Des millions de moustiques sont actuellement largués sur Hawaï. Pas de panique, il ne s'agit pas d'effrayer les voyageurs qui détestent les piqûres. Au contraire: si les chercheurs relâchent des moustiques au-dessus d'Hawaï, c'est dans l'idée, à long terme, de réduire considérablement leur nombre.
Car une extinction menace les oiseaux de l'archipel: des volatiles endémiques aux couleurs magnifiques disparaissent à vue d'œil des forêts. En cause: une maladie importée, le paludisme aviaire. Elle se transmet par des moustiques non-indigènes et contre lesquels les oiseaux n'ont pas développé de protection naturelle. Certains meurent après une seule piqûre. Sur les 50 espèces d'oiseaux fringillidés qui existaient autrefois, seules 17 existent encore à l'état sauvage.
Pour éviter l'extinction imminente d'autres espèces comme le kiwikiu ou le 'akeke'e, les scientifiques ont recours à une mesure qui semble peu conventionnelle: des lâchers de millions de moustiques mâles stériles au-dessus de certaines forêts.

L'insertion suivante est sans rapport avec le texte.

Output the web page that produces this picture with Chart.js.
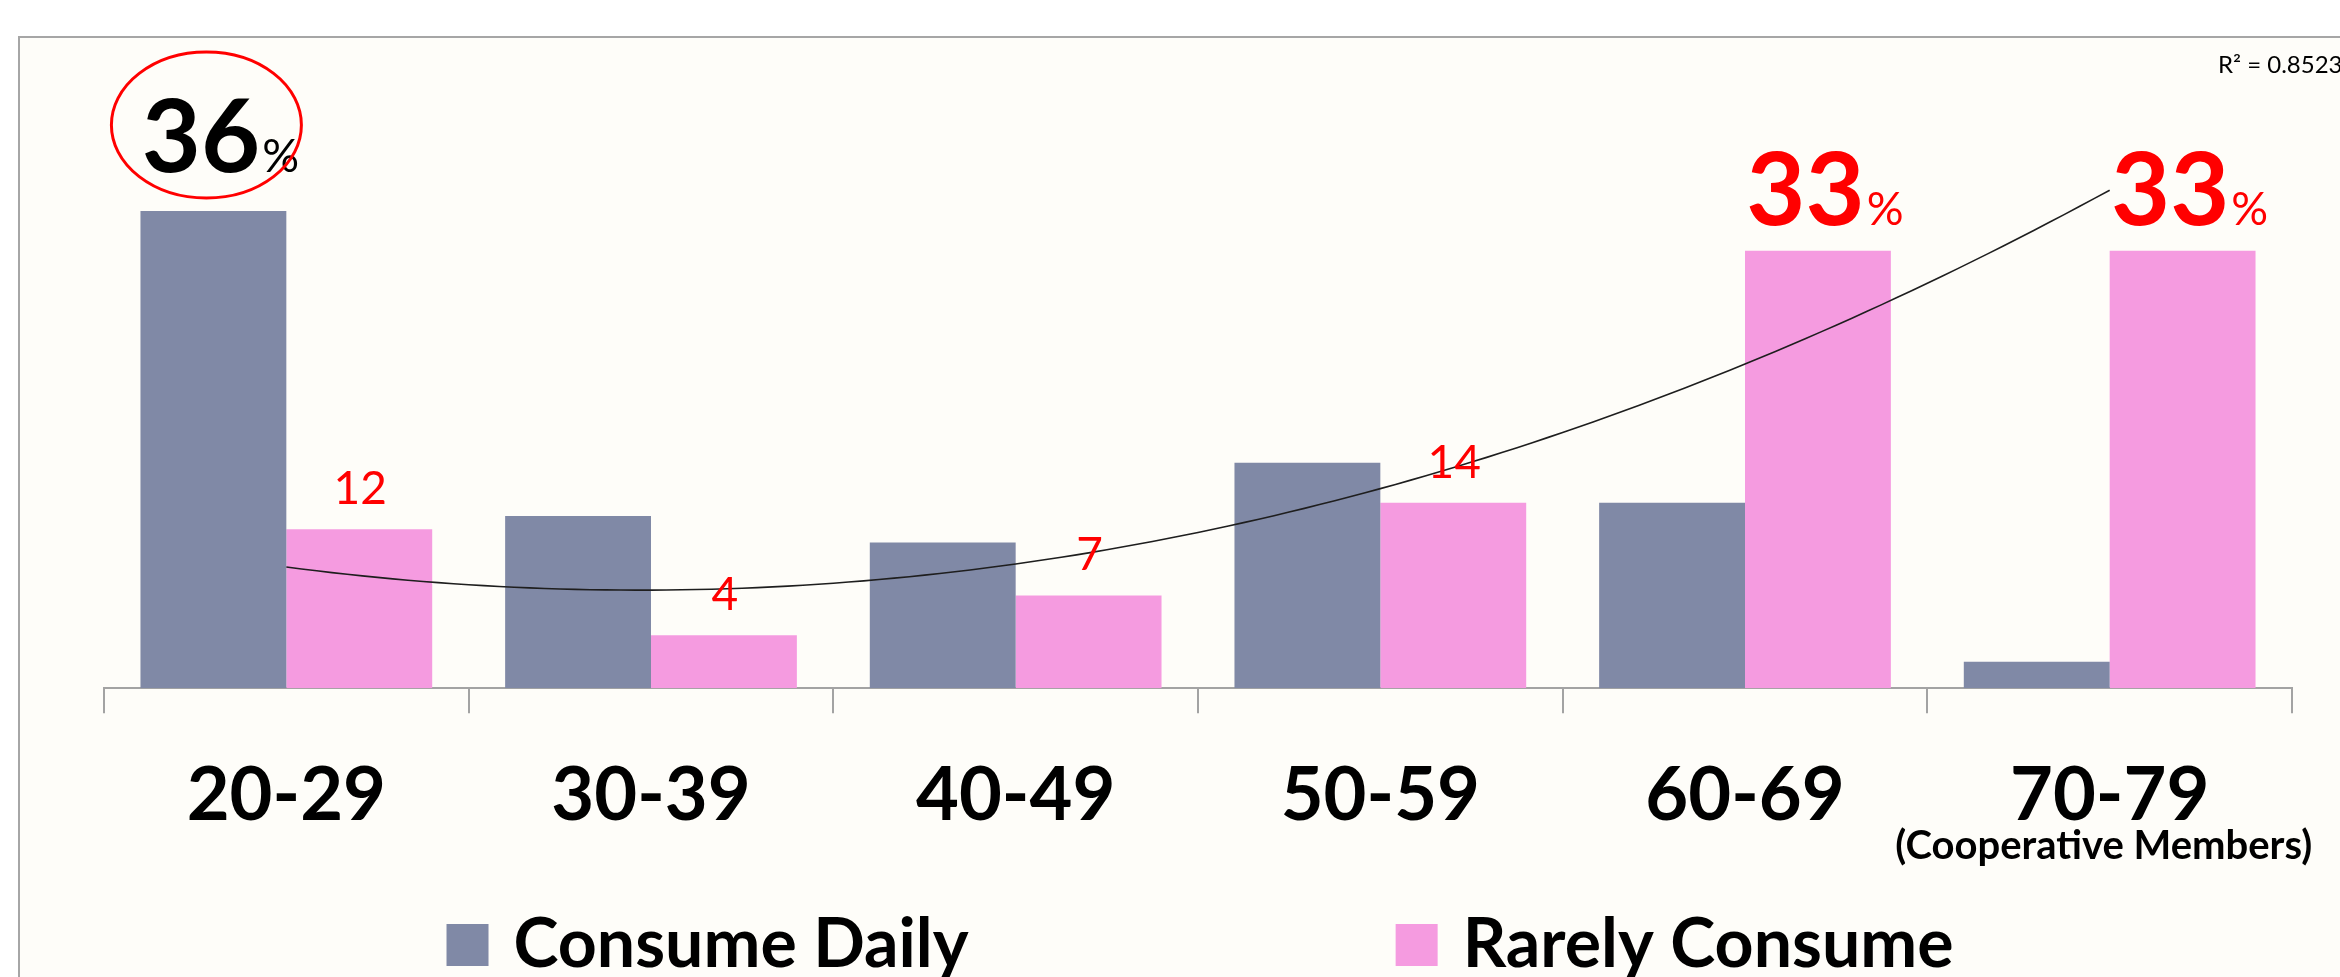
<!DOCTYPE html>
<html>
<head>
<meta charset="utf-8">
<title>Consumption by age group</title>
<script src="https://cdn.jsdelivr.net/npm/chart.js@4.4.1/dist/chart.umd.min.js"></script>
<style>
    html, body { margin: 0; padding: 0; background: #fff; overflow: hidden; }
    #frame { position: absolute; left: 18px; top: 36px; width: 2400px; height: 1100px; background: #fefdf9; border: 2px solid #a6a6a6; }
    #chart { position: absolute; left: 0; top: 0; }
</style>
</head>
<body>
<div id="frame"></div>
<canvas id="chart" width="2360" height="1010"></canvas>
<script>
// --- DATA ---
const categories = ['20-29', '30-39', '40-49', '50-59', '60-69', '70-79'];
const consumeDaily = [36, 13, 11, 17, 14, 2];
const rarelyConsume = [12, 4, 7, 14, 33, 33];
const seriesNames = ['Consume Daily', 'Rarely Consume'];
const lastCategoryNote = '(Cooperative Members)';
const rSquaredText = 'R\u00b2 = 0.8523';

// which bars get the big "NN%" label (per dataset)
const bigLabels = [[0], [4, 5]];

const FONT = 'Lato, "Open Sans", sans-serif';
const RED = '#ff0000';

// least squares y = a + b*x + c*x^2 with x = 1..n (same as an Excel poly trendline)
function quadFit(ys) {
    const s = [0, 0, 0, 0, 0], t = [0, 0, 0];
    ys.forEach((y, i) => {
        const x = i + 1;
        for (let k = 0; k < 5; k++) s[k] += Math.pow(x, k);
        for (let k = 0; k < 3; k++) t[k] += y * Math.pow(x, k);
    });
    const m = [[s[0], s[1], s[2], t[0]], [s[1], s[2], s[3], t[1]], [s[2], s[3], s[4], t[2]]];
    for (let i = 0; i < 3; i++) {
        for (let j = i + 1; j < 3; j++) {
            const f = m[j][i] / m[i][i];
            for (let k = i; k < 4; k++) m[j][k] -= f * m[i][k];
        }
    }
    const c = [0, 0, 0];
    for (let i = 2; i >= 0; i--) {
        let v = m[i][3];
        for (let k = i + 1; k < 3; k++) v -= m[i][k] * c[k];
        c[i] = v / m[i][i];
    }
    return c;
}

// --- trend line for "Rarely Consume" ---
const trendPlugin = {
    id: 'trend',
    afterDatasetsDraw(chart) {
        const { ctx, scales: { x, y } } = chart;
        const [a, b, c] = quadFit(rarelyConsume);
        const n = rarelyConsume.length;
        const x0 = x.getPixelForValue(0);
        const step = x.getPixelForValue(1) - x0;
        ctx.save();
        ctx.beginPath();
        for (let k = 0; k <= 120; k++) {
            const xv = 1 + (n - 1) * k / 120;
            const px = x0 + (xv - 1) * step;
            const py = y.getPixelForValue(a + b * xv + c * xv * xv);
            if (k === 0) ctx.moveTo(px, py); else ctx.lineTo(px, py);
        }
        ctx.strokeStyle = '#1e1e1e';
        ctx.lineWidth = 1.6;
        ctx.stroke();
        ctx.restore();
    }
};

// --- value labels ---
const labelPlugin = {
    id: 'valueLabels',
    afterDatasetsDraw(chart) {
        const ctx = chart.ctx;
        ctx.save();
        ctx.textBaseline = 'alphabetic';
        chart.data.datasets.forEach((ds, di) => {
            chart.getDatasetMeta(di).data.forEach((bar, i) => {
                const v = String(ds.data[i]);
                const big = bigLabels[di].includes(i);
                if (big) {
                    const color = di === 0 ? '#000' : RED;
                    const lift = di === 0 ? 39 : 26;
                    ctx.font = `bold 102px ${FONT}`;
                    const wn = ctx.measureText(v).width;
                    ctx.font = `46px ${FONT}`;
                    const wp = ctx.measureText('%').width;
                    const left = bar.x + 7 - (wn + wp + 2) / 2;
                    const base = bar.y - lift;
                    ctx.fillStyle = color;
                    ctx.textAlign = 'left';
                    ctx.font = `bold 102px ${FONT}`;
                    ctx.fillText(v, left, base);
                    ctx.font = `46px ${FONT}`;
                    ctx.fillText('%', left + wn + 2, base);
                    if (di === 0) {
                        ctx.beginPath();
                        ctx.ellipse(bar.x - 7, bar.y - 86, 95, 73, 0, 0, Math.PI * 2);
                        ctx.strokeStyle = RED;
                        ctx.lineWidth = 3;
                        ctx.stroke();
                    }
                } else if (di === 1) {
                    ctx.font = `46px ${FONT}`;
                    ctx.fillStyle = RED;
                    ctx.textAlign = 'center';
                    ctx.fillText(v, bar.x + 1, bar.y - 25);
                }
            });
        });
        ctx.restore();
    }
};

// --- extra texts + legend ---
const extrasPlugin = {
    id: 'extras',
    afterDraw(chart) {
        const { ctx, chartArea, scales: { x } } = chart;
        ctx.save();
        ctx.textBaseline = 'alphabetic';
        ctx.fillStyle = '#000';

        // R² note
        ctx.font = `24px ${FONT}`;
        ctx.textAlign = 'left';
        ctx.fillText(rSquaredText, chartArea.right - 74, 73);

        // note under the last category
        ctx.font = `bold 40px ${FONT}`;
        ctx.textAlign = 'center';
        ctx.fillText(lastCategoryNote, x.getPixelForValue(categories.length - 1) - 6, 859);

        // legend
        ctx.font = `bold 68px ${FONT}`;
        ctx.textAlign = 'left';
        const box = 42, gap = 25, between = 427;
        const widths = chart.data.datasets.map(ds => ctx.measureText(ds.label).width);
        const total = 2 * (box + gap) + widths[0] + between + widths[1];
        let cx = (chartArea.left + chartArea.right) / 2 - total / 2 + 2;
        chart.data.datasets.forEach((ds, i) => {
            ctx.fillStyle = ds.backgroundColor;
            ctx.fillRect(cx, 924, box, box);
            ctx.fillStyle = '#000';
            ctx.fillText(ds.label, cx + box + gap, 967);
            cx += box + gap + widths[i] + between;
        });
        ctx.restore();
    }
};

new Chart(document.getElementById('chart'), {
    type: 'bar',
    data: {
        labels: categories,
        datasets: [
            { label: seriesNames[0], data: consumeDaily, backgroundColor: '#8089a6' },
            { label: seriesNames[1], data: rarelyConsume, backgroundColor: '#f59be0' }
        ]
    },
    options: {
        responsive: false,
        animation: false,
        datasets: { bar: { categoryPercentage: 0.8, barPercentage: 1.0 } },
        layout: { padding: { top: 158, left: 104, right: 68, bottom: 130 } },
        plugins: { legend: { display: false }, tooltip: { enabled: false } },
        scales: {
            x: {
                grid: { offset: true, drawOnChartArea: false, drawTicks: true, tickLength: 25, color: '#a3a3a3', lineWidth: 2 },
                border: { display: true, color: '#a3a3a3', width: 2 },
                ticks: { color: '#000', padding: 39, font: { family: FONT, size: 74, weight: 'bold' } }
            },
            y: { display: false, min: 0, max: 40 }
        }
    },
    plugins: [trendPlugin, labelPlugin, extrasPlugin]
});
</script>
</body>
</html>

Leur but: réduire sur le long terme la population de ces insectes, et offrir ainsi une chance de survie aux volatiles.
Les moustiques en question proviennent de laboratoires. Il s'agit exclusivement de mâles qui ne piquent pas et qui sont infectés par une souche bactérienne appelée Wolbachia. Celle-ci les empêche de se reproduire avec des femelles sauvages, leurs œufs ne seront jamais fécondés.
La méthode, connue sous le nom de «Incompatible Insect Technique», a déjà fait ses preuves dans d'autres régions du globe pour lutter contre les insectes qui transmettent des maladies à l'homme - par exemple en Floride, en Californie ou en Chine. À Hawaï, elle sert désormais pour la première fois à protéger une espèce animale menacée.
Depuis le lancement du projet en novembre 2023, les chercheurs ont relâché plus de 40 millions d'individus au-dessus des îles de Maui et de Kauai. D'abord avec des hélicoptères, qui cèdent peu à peu leur place à de grands drones. Ceux-ci sont plus flexibles et plus sûrs, même s'ils peuvent transporter moins de moustiques. Ces derniers sont largués dans des petites capsules de cellulose biodégradables qui se décomposent lentement au sol.
La menace - en apparence naturelle - a en fait une cause humaine. En effet, à l'origine, il n'y avait pas de moustiques à Hawaï. Ce n'est qu'en 1826 qu'ils sont arrivés avec un baleinier, le climat chaud et humide a contribué à leur prolifération. On en trouve désormais huit espèces différentes sur l'archipel, dont deux particulièrement dangereuses pour l'avifaune locale: le moustique domestique du sud, qui transmet le paludisme aviaire, et le moustique-tigre asiatique, qui peut notamment propager la variole des oiseaux.
Jusqu'à présent, ces deux espèces vivaient surtout dans les régions basses et chaudes d'Hawaï. Mais les chercheurs craignent que le changement climatique ne réchauffe les hautes altitudes au point que les moustiques y prennent également pied - et que les derniers refuges des oiseaux disparaissent.